When the book, “Sex and Love in Intimate Relationships” by Robert Firestone, Lisa Firestone, and Joyce Catlett was offered to Mind and Media reviewers, I volunteered to check it out thinking that it would present me with some Christ-based advice on improving intimacy in my marriage. The publisher sent the book to me at no cost to review as part of the Mind and Media program.
I read through quite a bit of the book and discovered that it was definitely not based upon the Word of God with statements such as, “When one’s partner is not free to pursue other relationships, one never knows for certain if one has really been chosen or is really preferred” and “We contend that beliefs that postulate a soul and an afterlife to counter death anxiety and assure salvation involve a trade-off that requires turning against the body and the core of a person’s sexuality.” Since I thought the book was going to offer Godly advice, it was offered through a Christian review program, I was disappointed in the worldly beliefs and statements made in the book. I then put the book down for a couple weeks and read another book in my review queue.

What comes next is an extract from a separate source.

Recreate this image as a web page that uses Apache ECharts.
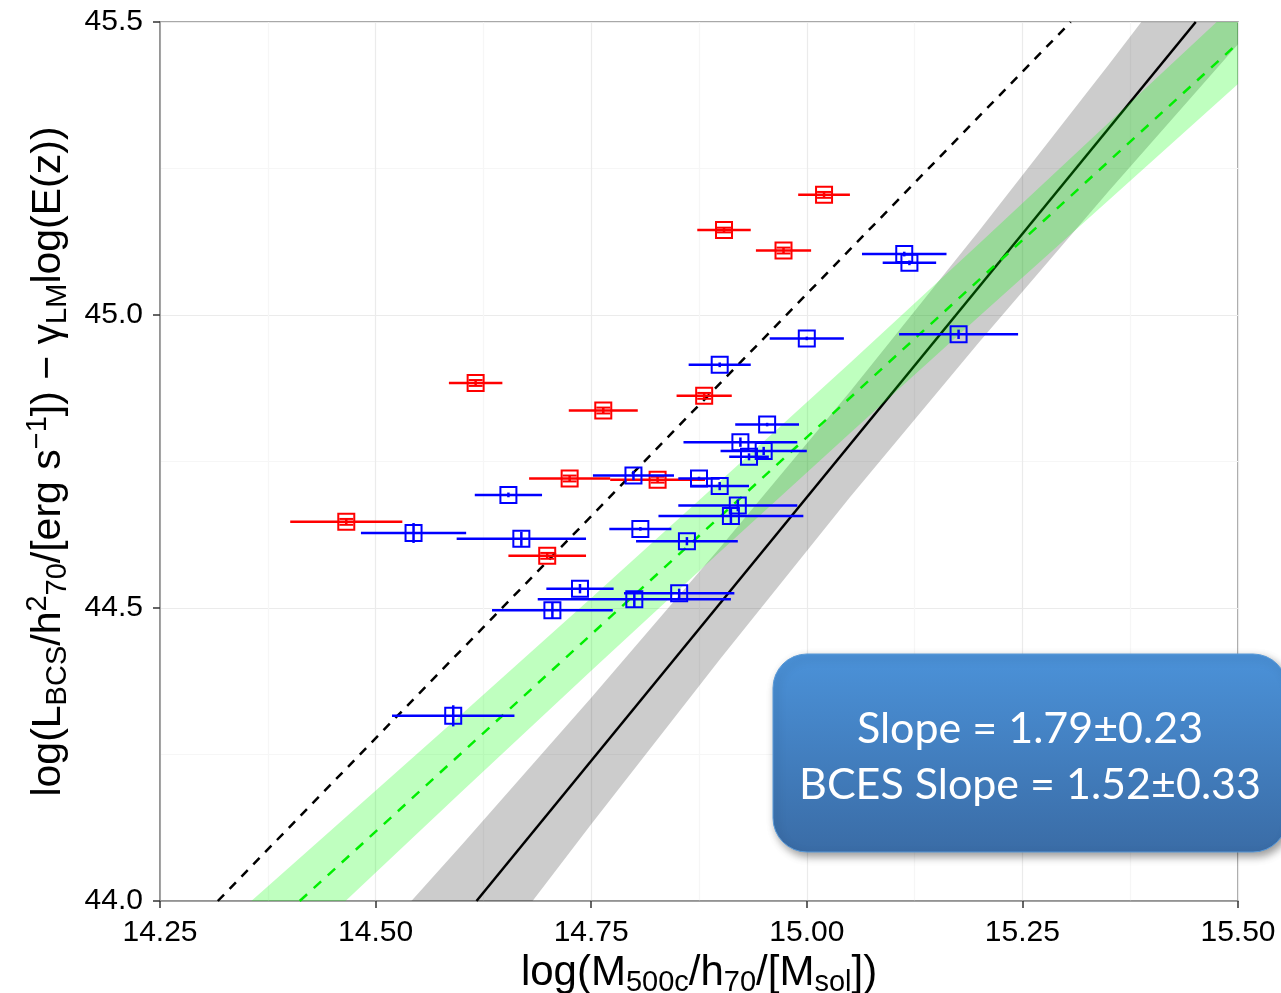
<!DOCTYPE html>
<html>
<head>
<meta charset="utf-8">
<script src="https://cdn.jsdelivr.net/npm/echarts@6/dist/echarts.min.js"></script>
<style>
    html, body { margin: 0; padding: 0; background: #fff; }
    #chartdiv { width: 1281px; height: 993px; }
</style>
</head>
<body>
<div id="chartdiv"></div>
<script>
// red clusters
var redX = [14.616, 14.764, 14.725, 14.827, 14.466, 14.699, 14.881, 15.020, 14.904, 14.973];
var redY = [44.884, 44.837, 44.721, 44.719, 44.647, 44.589, 44.862, 45.205, 45.145, 45.110];
var redXErr = [0.031, 0.040, 0.047, 0.055, 0.065, 0.045, 0.032, 0.030, 0.031, 0.032];
var redYErr = [0.005, 0.005, 0.005, 0.005, 0.005, 0.005, 0.005, 0.005, 0.004, 0.005];

// blue clusters
var blueX = [14.654, 14.544, 14.669, 14.799, 14.807, 14.737, 14.800, 14.852, 14.705, 14.590, 15.000, 15.176,
             14.899, 14.954, 14.923, 14.950, 14.933, 14.875, 14.899, 14.920, 14.912, 14.861, 15.113, 15.119];
var blueY = [44.693, 44.628, 44.618, 44.726, 44.635, 44.533, 44.515, 44.525, 44.496, 44.316, 44.960, 44.967,
             44.915, 44.813, 44.783, 44.768, 44.758, 44.721, 44.708, 44.675, 44.657, 44.614, 45.104, 45.089];
var blueXErr = [0.039, 0.061, 0.075, 0.047, 0.036, 0.039, 0.112, 0.064, 0.070, 0.071, 0.043, 0.069,
                0.036, 0.037, 0.066, 0.050, 0.023, 0.024, 0.034, 0.069, 0.084, 0.059, 0.049, 0.031];
var blueYErr = [0.004, 0.017, 0.012, 0.008, 0.003, 0.008, 0.014, 0.008, 0.014, 0.018, 0.003, 0.008,
                0.004, 0.003, 0.008, 0.007, 0.006, 0.003, 0.007, 0.010, 0.012, 0.007, 0.004, 0.004];

// lines (end points)
var selfSimX = [14.317, 15.306];
var selfSimY = [44.0, 45.5];
var fitX = [14.617, 15.451];
var fitY = [44.0, 45.5];
var bcesX = [14.412, 15.5];
var bcesY = [44.0, 45.464];

// confidence bands
var bandX   = [14.30, 14.45, 14.60, 14.75, 14.90, 15.05, 15.20, 15.35, 15.50];
var grayLo  = [43.255, 43.550, 43.842, 44.131, 44.414, 44.689, 44.954, 45.211, 45.462];
var grayHi  = [43.605, 43.850, 44.096, 44.347, 44.604, 44.869, 45.144, 45.427, 45.716];
var greenLo = [43.771, 43.979, 44.187, 44.393, 44.597, 44.798, 44.998, 45.196, 45.394];
var greenHi = [43.927, 44.123, 44.319, 44.517, 44.717, 44.918, 45.122, 45.328, 45.534];

var xTicks = [14.25, 14.50, 14.75, 15.00, 15.25, 15.50];
var yTicks = [44.0, 44.5, 45.0, 45.5];

function pairs(xs, ys) {
    return xs.map(function (x, i) { return [x, ys[i]]; });
}

function band_render(lo, hi, color) {
    return function (params, api) {
        if (params.dataIndex !== 0) return null;
        var pts = [];
        for (var i = 0; i < bandX.length; i++) pts.push(api.coord([bandX[i], hi[i]]));
        for (var j = bandX.length - 1; j >= 0; j--) pts.push(api.coord([bandX[j], lo[j]]));
        return { type: 'polygon', shape: { points: pts }, style: { fill: color } };
    };
}

function err_render(color, capped) {
    return function (params, api) {
        var x = api.value(0), y = api.value(1), dx = api.value(2), dy = api.value(3);
        var c = api.coord([x, y]);
        var l = api.coord([x - dx, y]);
        var r = api.coord([x + dx, y]);
        var t = api.coord([x, y + dy]);
        var b = api.coord([x, y - dy]);
        var st = { stroke: color, lineWidth: 2.5, fill: 'none' };
        var bx = { stroke: color, lineWidth: 2, fill: 'none' };
        var kids = [
            { type: 'line', shape: { x1: l[0], y1: c[1], x2: r[0], y2: c[1] }, style: st },
            { type: 'line', shape: { x1: c[0], y1: t[1], x2: c[0], y2: b[1] }, style: st },
            { type: 'rect', shape: { x: c[0] - 8, y: c[1] - 8, width: 16, height: 16 }, style: bx }
        ];
        if (capped) {
            kids.push({ type: 'line', shape: { x1: c[0] - 7, y1: t[1], x2: c[0] + 7, y2: t[1] }, style: bx });
            kids.push({ type: 'line', shape: { x1: c[0] - 7, y1: b[1], x2: c[0] + 7, y2: b[1] }, style: bx });
        }
        return { type: 'group', children: kids };
    };
}

function add_chart() {
    var myChart = echarts.init(document.getElementById('chartdiv'));
    var option = {
        animation: false,
        backgroundColor: '#fff',
        grid: {
            left: 160, right: 43, top: 22, bottom: 92, outerBoundsMode: 'none', containLabel: false,
            show: true, borderColor: '#8c8c8c', borderWidth: 1.5
        },
        xAxis: {
            type: 'value', min: xTicks[0], max: xTicks[xTicks.length - 1], interval: 0.25,
            name: '{n|log(M}{s|500c}{n|/h}{s|70}{n|/[M}{s|sol}{n|])}',
            nameLocation: 'middle', nameGap: 46,
            nameTextStyle: {
                rich: {
                    n: { fontFamily: 'Liberation Sans', fontSize: 42, color: '#000' },
                    s: { fontFamily: 'Liberation Sans', fontSize: 29, color: '#000', padding: [18, 0, 0, 0] }
                }
            },
            axisLine: { lineStyle: { color: '#8c8c8c', width: 1.5 } },
            axisTick: { show: true, length: 7, lineStyle: { color: '#333', width: 1.5 } },
            axisLabel: {
                fontFamily: 'Liberation Sans', fontSize: 30, color: '#000', margin: 17,
                formatter: function (v) { return v.toFixed(2); }
            },
            splitLine: { show: true, lineStyle: { color: '#ebebeb', width: 1.2 } },
            minorTick: { show: false, splitNumber: 2 },
            minorSplitLine: { show: true, lineStyle: { color: '#f6f6f6', width: 1.2 } }
        },
        yAxis: {
            type: 'value', min: yTicks[0], max: yTicks[yTicks.length - 1], interval: 0.5,
            name: '{n|log(L}{s|BCS}{n|/h}{p|2}{s|70}{n|/[erg s}{p|\u22121}{n|]) \u2212 \u03b3}{s|LM}{n|log(E(z))}',
            nameLocation: 'middle', nameGap: 86, nameRotate: 90,
            nameTextStyle: {
                rich: {
                    n: { fontFamily: 'Liberation Sans', fontSize: 41, color: '#000' },
                    s: { fontFamily: 'Liberation Sans', fontSize: 29, color: '#000', padding: [18, 0, 0, 0] },
                    p: { fontFamily: 'Liberation Sans', fontSize: 29, color: '#000', padding: [0, 0, 22, 0] }
                }
            },
            axisLine: { lineStyle: { color: '#8c8c8c', width: 1.5 } },
            axisTick: { show: true, length: 7, lineStyle: { color: '#333', width: 1.5 } },
            axisLabel: {
                fontFamily: 'Liberation Sans', fontSize: 30, color: '#000', margin: 17,
                formatter: function (v) { return v.toFixed(1); }
            },
            splitLine: { show: true, lineStyle: { color: '#ebebeb', width: 1.2 } },
            minorTick: { show: false, splitNumber: 2 },
            minorSplitLine: { show: true, lineStyle: { color: '#f6f6f6', width: 1.2 } }
        },
        series: [
            {
                name: 'gray band', type: 'custom', z: 1, clip: true, silent: true,
                renderItem: band_render(grayLo, grayHi, 'rgba(0,0,0,0.2)'),
                data: [[bandX[0], grayLo[0]]]
            },
            {
                name: 'fit', type: 'line', z: 2, symbol: 'none', silent: true,
                lineStyle: { color: '#000', width: 2.5 },
                data: pairs(fitX, fitY)
            },
            {
                name: 'self similar', type: 'line', z: 2, symbol: 'none', silent: true,
                lineStyle: { color: '#000', width: 2.5, type: [9, 8] },
                data: pairs(selfSimX, selfSimY)
            },
            {
                name: 'green band', type: 'custom', z: 3, clip: true, silent: true,
                renderItem: band_render(greenLo, greenHi, 'rgba(0,255,0,0.25)'),
                data: [[bandX[0], greenLo[0]]]
            },
            {
                name: 'bces', type: 'line', z: 4, symbol: 'none', silent: true,
                lineStyle: { color: '#00ee00', width: 2.5, type: [10, 9] },
                data: pairs(bcesX, bcesY)
            },
            {
                name: 'red', type: 'custom', z: 5, clip: true,
                renderItem: err_render('#ff0000', true),
                data: redX.map(function (x, i) { return [x, redY[i], redXErr[i], redYErr[i]]; })
            },
            {
                name: 'blue', type: 'custom', z: 6, clip: true,
                renderItem: err_render('#0000ff', false),
                data: blueX.map(function (x, i) { return [x, blueY[i], blueXErr[i], blueYErr[i]]; })
            }
        ],
        graphic: [
            {
                type: 'group', x: 773, y: 654, z: 100,
                children: [
                    {
                        type: 'rect', z: 100,
                        shape: { x: 0, y: 0, width: 514, height: 198, r: 34 },
                        style: {
                            fill: {
                                type: 'linear', x: 0, y: 0, x2: 0, y2: 1,
                                colorStops: [{ offset: 0, color: '#4b92d9' }, { offset: 1, color: '#3a6ca6' }]
                            },
                            stroke: '#5a9ad8', lineWidth: 1,
                            shadowBlur: 8, shadowOffsetX: 3, shadowOffsetY: 4, shadowColor: 'rgba(0,0,0,0.4)'
                        }
                    },
                    {
                        type: 'text', x: 257, y: 75, z: 101,
                        style: { text: 'Slope = 1.79\u00b10.23', fill: '#fff', font: '43px Lato', align: 'center', verticalAlign: 'middle' }
                    },
                    {
                        type: 'text', x: 257, y: 131, z: 101,
                        style: { text: 'BCES Slope = 1.52\u00b10.33', fill: '#fff', font: '43px Lato', align: 'center', verticalAlign: 'middle' }
                    }
                ]
            }
        ]
    };
    myChart.setOption(option);
}

add_chart();
</script>
</body>
</html>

After finishing the other book, I decided to come back to Sex and Love to see if there was any helpful information in the book with the understanding that the Word of God was not going to be in the reference section.

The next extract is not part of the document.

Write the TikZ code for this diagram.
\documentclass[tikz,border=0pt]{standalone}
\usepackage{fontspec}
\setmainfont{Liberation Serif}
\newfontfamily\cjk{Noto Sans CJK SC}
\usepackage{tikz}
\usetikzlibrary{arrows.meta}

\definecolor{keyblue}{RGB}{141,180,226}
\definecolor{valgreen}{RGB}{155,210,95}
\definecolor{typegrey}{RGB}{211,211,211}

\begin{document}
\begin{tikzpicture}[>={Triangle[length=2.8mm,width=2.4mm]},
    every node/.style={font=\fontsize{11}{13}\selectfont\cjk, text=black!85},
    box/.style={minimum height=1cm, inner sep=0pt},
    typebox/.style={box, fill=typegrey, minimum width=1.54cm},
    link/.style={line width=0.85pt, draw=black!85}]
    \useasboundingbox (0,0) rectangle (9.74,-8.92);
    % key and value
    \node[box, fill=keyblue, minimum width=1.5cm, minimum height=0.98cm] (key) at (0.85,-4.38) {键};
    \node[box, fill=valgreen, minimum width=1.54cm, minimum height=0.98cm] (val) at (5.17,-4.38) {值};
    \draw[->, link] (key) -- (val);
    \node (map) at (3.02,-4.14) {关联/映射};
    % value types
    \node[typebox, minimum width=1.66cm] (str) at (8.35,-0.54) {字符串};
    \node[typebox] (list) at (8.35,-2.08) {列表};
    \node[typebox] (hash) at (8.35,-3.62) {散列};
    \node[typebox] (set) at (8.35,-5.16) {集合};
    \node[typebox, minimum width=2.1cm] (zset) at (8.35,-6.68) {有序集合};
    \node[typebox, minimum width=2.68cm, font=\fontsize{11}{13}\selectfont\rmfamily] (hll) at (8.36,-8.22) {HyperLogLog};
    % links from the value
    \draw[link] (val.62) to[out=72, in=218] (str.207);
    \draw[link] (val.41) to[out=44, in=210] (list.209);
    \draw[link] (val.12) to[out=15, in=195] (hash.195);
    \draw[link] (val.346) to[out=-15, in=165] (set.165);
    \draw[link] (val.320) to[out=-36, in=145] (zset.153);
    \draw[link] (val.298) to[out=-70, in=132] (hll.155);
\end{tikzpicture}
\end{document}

I do believe that most of the sexual problems we have in marriages are due to the “internal voices” the authors discuss rather than physical attraction and techniques proposed in other books. I know I personally question myself and my own worth and this impacts how intimate I am with my wife so I know that others are having some of the same thoughts. I am not a psychologist and am not sure if I buy into the belief that a lot of these internal voices or self-attacks are the result of our developmental years, but I do think that the way our society treats sex and the human body has a lot to do with insecurities and other thoughts we have.

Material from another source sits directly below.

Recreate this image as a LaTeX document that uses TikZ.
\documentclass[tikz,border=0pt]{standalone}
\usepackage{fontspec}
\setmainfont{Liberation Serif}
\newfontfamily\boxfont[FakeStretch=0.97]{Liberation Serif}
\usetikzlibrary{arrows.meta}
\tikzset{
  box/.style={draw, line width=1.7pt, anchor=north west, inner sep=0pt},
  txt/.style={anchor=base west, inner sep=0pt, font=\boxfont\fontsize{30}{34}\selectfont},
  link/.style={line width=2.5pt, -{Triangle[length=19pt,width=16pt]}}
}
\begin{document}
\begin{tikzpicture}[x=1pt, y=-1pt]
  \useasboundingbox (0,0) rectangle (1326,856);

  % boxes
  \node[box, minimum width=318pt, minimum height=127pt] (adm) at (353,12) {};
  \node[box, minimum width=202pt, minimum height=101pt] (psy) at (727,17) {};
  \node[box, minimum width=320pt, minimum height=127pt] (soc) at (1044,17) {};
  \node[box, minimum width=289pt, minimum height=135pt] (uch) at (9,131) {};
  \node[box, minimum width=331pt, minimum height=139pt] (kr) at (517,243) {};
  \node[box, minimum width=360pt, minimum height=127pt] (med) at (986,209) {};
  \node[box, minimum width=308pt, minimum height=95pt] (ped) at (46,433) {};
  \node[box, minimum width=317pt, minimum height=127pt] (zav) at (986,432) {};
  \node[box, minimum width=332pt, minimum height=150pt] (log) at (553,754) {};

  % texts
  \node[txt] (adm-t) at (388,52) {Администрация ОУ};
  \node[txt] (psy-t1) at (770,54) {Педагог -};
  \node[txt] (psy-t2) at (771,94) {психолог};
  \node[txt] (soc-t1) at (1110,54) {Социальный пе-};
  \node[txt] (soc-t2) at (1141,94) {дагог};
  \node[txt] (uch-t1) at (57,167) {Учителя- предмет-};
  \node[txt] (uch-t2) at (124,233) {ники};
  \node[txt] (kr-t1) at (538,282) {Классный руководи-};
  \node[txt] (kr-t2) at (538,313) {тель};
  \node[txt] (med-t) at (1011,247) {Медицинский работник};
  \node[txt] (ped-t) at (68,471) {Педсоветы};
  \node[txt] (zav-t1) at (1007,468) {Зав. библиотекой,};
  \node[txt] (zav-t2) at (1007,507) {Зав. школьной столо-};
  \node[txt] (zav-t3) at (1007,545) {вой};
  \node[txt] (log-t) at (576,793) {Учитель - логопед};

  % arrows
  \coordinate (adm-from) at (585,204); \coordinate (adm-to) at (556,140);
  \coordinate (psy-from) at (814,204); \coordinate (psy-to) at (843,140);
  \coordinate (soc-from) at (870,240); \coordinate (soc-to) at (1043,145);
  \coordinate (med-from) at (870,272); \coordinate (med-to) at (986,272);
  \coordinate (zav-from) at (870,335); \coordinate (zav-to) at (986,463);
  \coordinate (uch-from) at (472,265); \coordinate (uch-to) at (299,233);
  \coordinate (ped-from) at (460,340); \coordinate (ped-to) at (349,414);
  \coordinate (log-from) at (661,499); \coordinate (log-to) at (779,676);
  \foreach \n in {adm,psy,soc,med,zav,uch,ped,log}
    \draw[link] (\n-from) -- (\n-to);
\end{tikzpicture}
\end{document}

The book was quite detailed and I did not find it that difficult to get through, but I did have to make an effort to follow some of the more specific details and terms that I was unfamiliar with. There is some very good content in the book and I will try to pull out some of the discussion techniques and use them with my wife to help keep our marriage fresh and open.
If the book was not sent to me to review, I would never personally purchase it. As a Christian man, I am devoted fully to my lovely wife and believe that having Jesus at the center of our lives and giving sacrificially to each other while reading, praying, sharing, and loving is what will make our marriage last and our intimate relationship develop over the years.